Structure géminale du sujet qui devait originellement être prise en charge conjointement par Yaacov et Essav. Ce dernier présentait donc certaines accointances avec la vie mondaine. Là résidait toute sa tâche : retourner par un véritable labeur cette prédisposition, puiser dans cette attache au monde la capacité de le transformer de l’intérieur en y inscrivant le verbe produit dans la tente de Yaacov. Itshak homme d’une extrême pureté qui ne retenait du monde que sa beauté interprétait les gestes d’Essav comme la marque de cette prédisposition qu’il avait sans nul doute dépassée. Confronté au monde et à ses tentations n’avait-il pas besoin de l’aide des bénédictions !

Essav pourtant succombe à la tentation s’adonne totalement aux plaisirs du monde, rompt avec son frère et avec tout le projet adamique. Sans sa participation ce dernier ne peut aboutir. Yaacov doit dès lors assumer un double rôle, ajouter à sa tache celle de son frère. S’installer dans l’étude mais s’attacher aussi à inscrire la Torah dans le monde. Il lui faut alors s’assurer la puissance des bénédictions qui lui reviennent en droit puisqu’il a acheté par l’assomption de sa mission le droit d’aînesse. C’est sans ruse ni turpitude qu’il annonce à son père ‘je suis Essav ton fils aîné’. Désormais il réalise l’Essav authentique.

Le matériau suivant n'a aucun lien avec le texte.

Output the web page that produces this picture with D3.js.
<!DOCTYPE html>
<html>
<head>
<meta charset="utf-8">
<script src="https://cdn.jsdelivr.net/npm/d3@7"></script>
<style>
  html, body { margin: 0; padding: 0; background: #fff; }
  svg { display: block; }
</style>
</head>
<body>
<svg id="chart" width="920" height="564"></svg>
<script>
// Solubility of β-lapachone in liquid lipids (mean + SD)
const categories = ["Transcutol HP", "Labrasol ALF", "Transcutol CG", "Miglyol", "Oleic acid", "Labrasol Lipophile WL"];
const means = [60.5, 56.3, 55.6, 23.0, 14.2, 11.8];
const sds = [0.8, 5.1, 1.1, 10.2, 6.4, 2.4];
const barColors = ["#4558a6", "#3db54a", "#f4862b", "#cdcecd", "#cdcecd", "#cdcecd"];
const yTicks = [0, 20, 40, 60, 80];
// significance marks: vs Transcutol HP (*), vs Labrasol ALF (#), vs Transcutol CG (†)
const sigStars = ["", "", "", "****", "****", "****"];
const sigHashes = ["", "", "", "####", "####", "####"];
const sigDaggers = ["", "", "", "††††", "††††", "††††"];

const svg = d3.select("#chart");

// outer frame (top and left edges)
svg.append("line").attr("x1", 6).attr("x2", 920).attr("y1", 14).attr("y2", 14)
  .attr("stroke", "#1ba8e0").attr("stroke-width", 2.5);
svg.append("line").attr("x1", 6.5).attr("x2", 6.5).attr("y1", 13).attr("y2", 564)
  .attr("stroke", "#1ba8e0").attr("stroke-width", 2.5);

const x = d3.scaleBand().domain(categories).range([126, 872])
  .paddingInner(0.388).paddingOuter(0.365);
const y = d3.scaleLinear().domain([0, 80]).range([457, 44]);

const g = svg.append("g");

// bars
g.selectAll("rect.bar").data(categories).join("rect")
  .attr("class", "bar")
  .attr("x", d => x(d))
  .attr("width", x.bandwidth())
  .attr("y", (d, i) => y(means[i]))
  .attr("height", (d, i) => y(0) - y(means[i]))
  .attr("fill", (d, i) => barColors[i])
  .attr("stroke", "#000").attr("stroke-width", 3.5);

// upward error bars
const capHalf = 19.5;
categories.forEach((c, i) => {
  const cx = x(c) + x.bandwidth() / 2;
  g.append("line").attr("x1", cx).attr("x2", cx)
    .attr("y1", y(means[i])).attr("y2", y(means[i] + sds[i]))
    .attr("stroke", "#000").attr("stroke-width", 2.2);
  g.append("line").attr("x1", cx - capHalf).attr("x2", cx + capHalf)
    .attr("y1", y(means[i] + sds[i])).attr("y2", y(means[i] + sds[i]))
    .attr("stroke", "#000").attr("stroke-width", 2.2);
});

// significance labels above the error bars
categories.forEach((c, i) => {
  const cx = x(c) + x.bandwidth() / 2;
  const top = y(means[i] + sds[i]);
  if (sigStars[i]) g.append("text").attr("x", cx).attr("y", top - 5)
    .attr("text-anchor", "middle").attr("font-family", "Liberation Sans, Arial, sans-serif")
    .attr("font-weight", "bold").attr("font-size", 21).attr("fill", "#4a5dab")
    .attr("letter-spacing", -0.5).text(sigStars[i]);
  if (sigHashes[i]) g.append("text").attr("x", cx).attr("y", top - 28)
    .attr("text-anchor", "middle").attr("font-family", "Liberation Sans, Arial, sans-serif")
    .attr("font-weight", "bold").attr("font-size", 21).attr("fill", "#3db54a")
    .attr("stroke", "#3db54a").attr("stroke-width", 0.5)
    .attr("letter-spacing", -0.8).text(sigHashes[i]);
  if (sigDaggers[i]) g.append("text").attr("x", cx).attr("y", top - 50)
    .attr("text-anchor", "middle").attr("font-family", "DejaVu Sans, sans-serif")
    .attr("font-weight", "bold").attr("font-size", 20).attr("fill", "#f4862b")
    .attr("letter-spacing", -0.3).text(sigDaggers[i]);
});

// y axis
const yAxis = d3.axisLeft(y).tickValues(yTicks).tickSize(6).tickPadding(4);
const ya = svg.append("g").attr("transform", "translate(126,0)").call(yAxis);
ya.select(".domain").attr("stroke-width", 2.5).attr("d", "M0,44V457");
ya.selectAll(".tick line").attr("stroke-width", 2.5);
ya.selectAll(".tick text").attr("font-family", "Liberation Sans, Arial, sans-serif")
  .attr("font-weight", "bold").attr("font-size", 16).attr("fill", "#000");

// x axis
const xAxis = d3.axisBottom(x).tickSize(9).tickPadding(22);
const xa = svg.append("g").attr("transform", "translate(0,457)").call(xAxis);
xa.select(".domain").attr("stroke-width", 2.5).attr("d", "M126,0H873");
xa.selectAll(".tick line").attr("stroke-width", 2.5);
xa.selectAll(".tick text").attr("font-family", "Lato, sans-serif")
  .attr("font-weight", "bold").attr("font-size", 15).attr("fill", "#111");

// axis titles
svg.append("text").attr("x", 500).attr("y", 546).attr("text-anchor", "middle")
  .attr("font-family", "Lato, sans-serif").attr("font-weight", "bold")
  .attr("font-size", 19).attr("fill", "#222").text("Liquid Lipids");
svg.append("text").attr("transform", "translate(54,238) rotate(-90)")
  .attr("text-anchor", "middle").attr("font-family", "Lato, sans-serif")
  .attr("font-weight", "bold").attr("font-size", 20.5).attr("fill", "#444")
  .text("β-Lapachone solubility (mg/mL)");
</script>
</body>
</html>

Dimension universelle du couple

Léa était destinée à seconder Essav dans sa participation au projet. Epouser un Essav dévoyé ruinait sa vie. Par ses prières répétées et ses pleurs incessants elle avait poussé à son maximum sa haine du mal réalisant par là même sa mission. Elle était prête pour épouser l’Essav authentique, en la personne de Yaacov.

Yaacov préférait Rahel. Amour des semblables dira le Zohar. Tous deux avait même mission, pareille vocation. Léa dans toute sa grandeur représentait l’autre versant de sa tâche, celle qu’il devait assumer comme par procuration. Son amour lui semblait taché par cette différence essentielle.

Au soir de sa vie pourtant il entend enfin l’éminence de Léa et de sa tâche. C’est dans la lutte contre le mal que se révèle la hauteur du sujet. Il y a plus de sainteté dans l’inscription du verbe divin dans la matière la plus reculée que dans la seule méditation.

L’amour pour Léa devient le paradigme du foyer juif. Ultime leçon sur l’amour irréductible à l’intimité moite du couple.

L’amour dans la différence supplante l’amour dans la ressemblance. Dans la constitution de son foyer Yaacov inclut par la présence de Léa toute l’humanité en extension. Responsabilité universelle à la hauteur d’un projet divin.